The technology itself, called FIRES (Firebrick Resistance-heated Energy Storage), is much cheaper than the cost of hydroelectric storage and battery systems.
Technically, FIRES could be developed almost a century ago in the 1920s, but then there was no market for it.
According to the developers of the innovation, brick batteries are capable to supplement solar panels and wind power stations, which produce surplus energy in peak sunny seasons or in rather windy weather. Thus, FIRES will increase the profitability of alternative energy sources.
Firebricks are able to withstand very high temperatures - up to 1600 degrees Celsius or more. The durability of this high-temperature building material is evidenced by archeological findings of the iron-melting furnaces built by the Hittites more than three thousand years ago.

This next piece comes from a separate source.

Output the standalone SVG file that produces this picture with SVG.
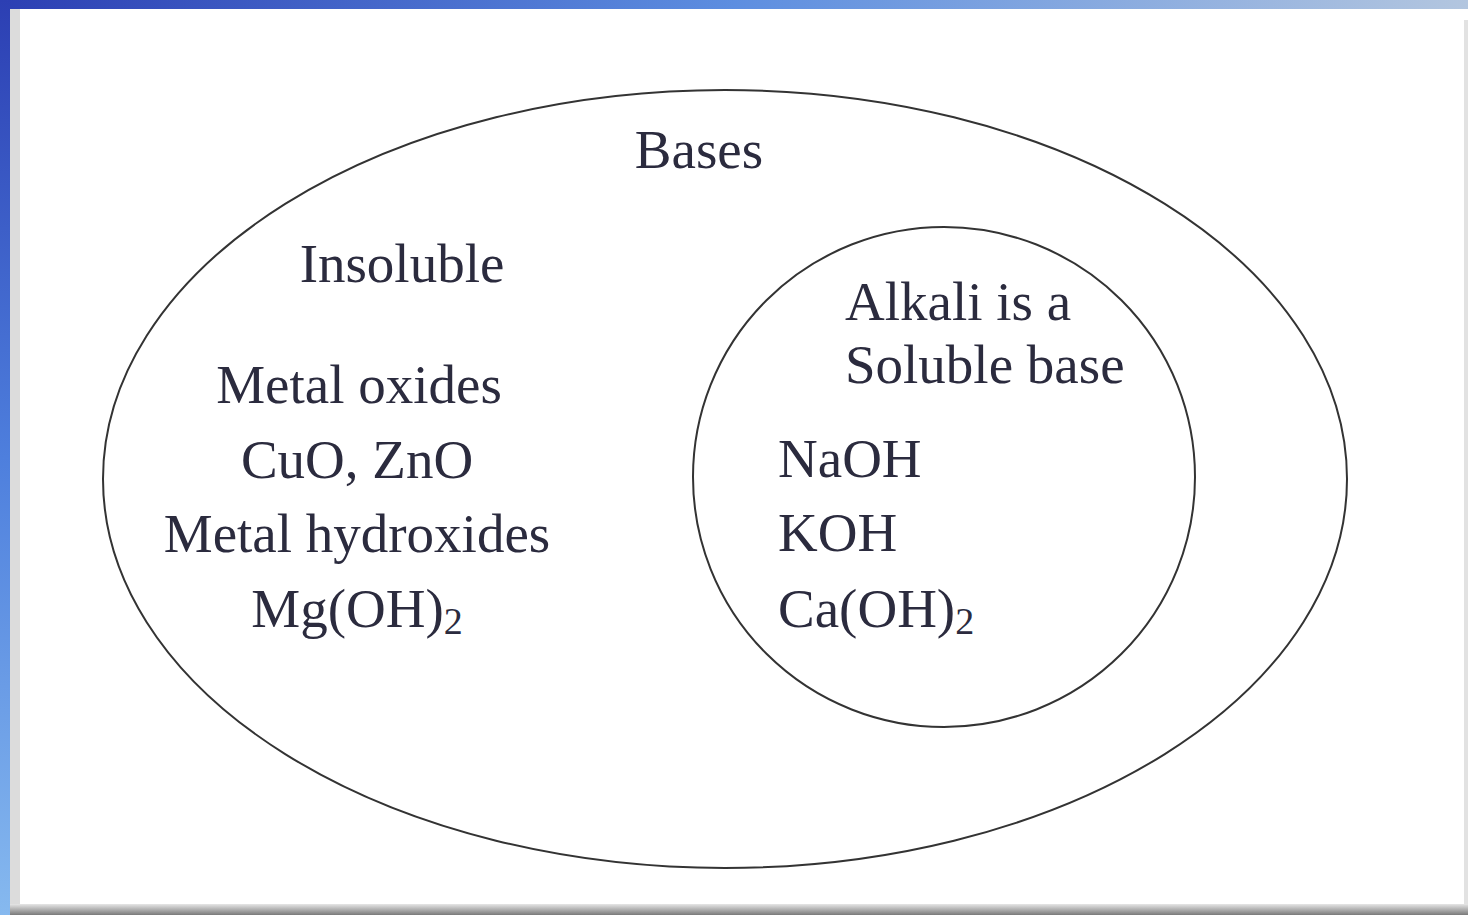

Nowadays, firebricks vary in thermal conductivity. As for FIRES, its center can be laid with a brick of high coefficient of thermal conductivity, and, on the contrary, the outer parts of the structure can have a low heat transfer indicator, serving as an insulating shell.
Now the inventors analyze the choice of resistance heaters for a brick energy collector. The promising one is silicon carbide.
The lead author of the paper, Charles Forsberg, a research scientist in Department of Nuclear Science and Engineering, hopes that the next step would be the creation by 2020 of several full-fledged FIRES stations that would verify the operation principle in real conditions.